Sunday, September 9, 2007

This is how I grew up. Does it exist anymore?


So, as my earlier post referenced, it was garage sale weekend. Which of course brings out the children in the neighborhood to see what wonderful things they might be able to afford with their dimes and nickels.

This picture is how I grew up. Unlike some family pictures from the 50's and early 60's, ours didn't hide some secret dysfunction that would later lead me to make millions on a memoir. We really did have a small town home life, Mom and Dad present and involved, we played in the street with our sibs and friends back in the day when there was almost no traffic and you could play dodge-ball for an hour without having to get out of the street, we played kick the can, we rode our bikes and sold lemonade and walked the alley at night to get fast food without having to worry about pedophiles, we all sat down to dinner together. And never worried that Mom and Dad wouldn't protect us if we needed it. A childhood with few worries. Whatever good things that I've accomplished are a direct result of the way I was raised up.

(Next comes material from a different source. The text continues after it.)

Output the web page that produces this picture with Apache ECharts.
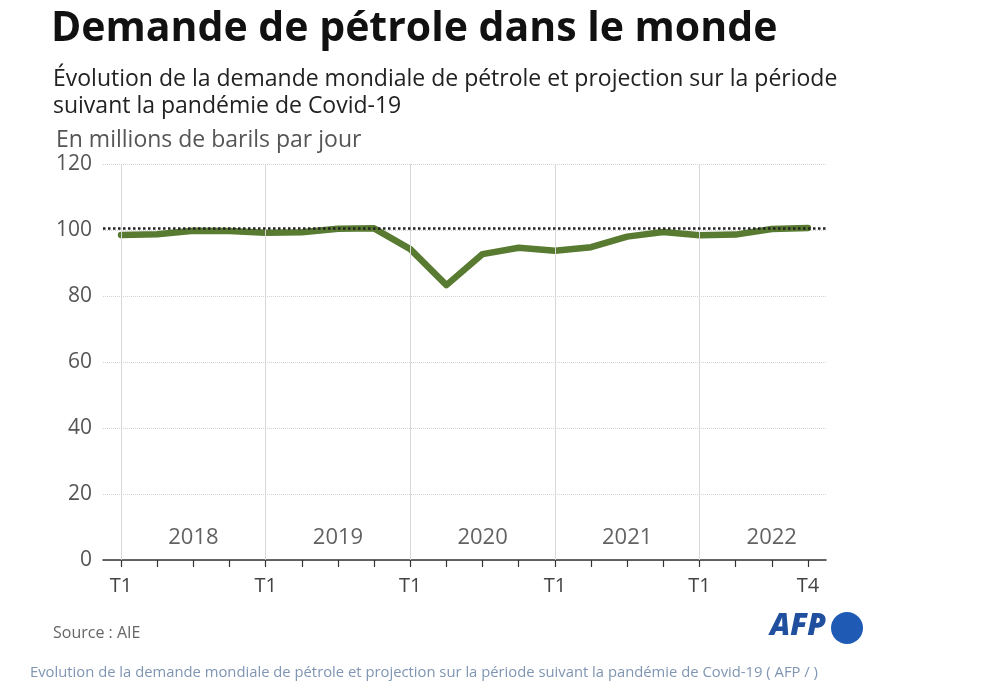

Which brings me to the little girl across the street. A pretty little third grader who rings my doorbell about once a day and sometimes more. Mostly because her single mother harbors felons, there are strange men in and out of the house across the street daily, police contact is regular and I suspect (and police have confirmed) drug use (but not dealing - how reassuring) in the home. She rides her little bike aimlessly around the neighborhood. So during my Sale of the Century, she came over and hung out in my driveway. She sat on the warm sidewalk and played with some little wicker doll furniture from the sale, making up a little story in a murmured voice about an imaginary duck that lived in the house.

Someone has given her manners, so I guess I give her mother that. She is polite and sweet. I so worry about her in that household, with various young men in and out, and her being so precocious and cute. And so desperately in need of love and attention.

That little crack you hear? My heart breaking.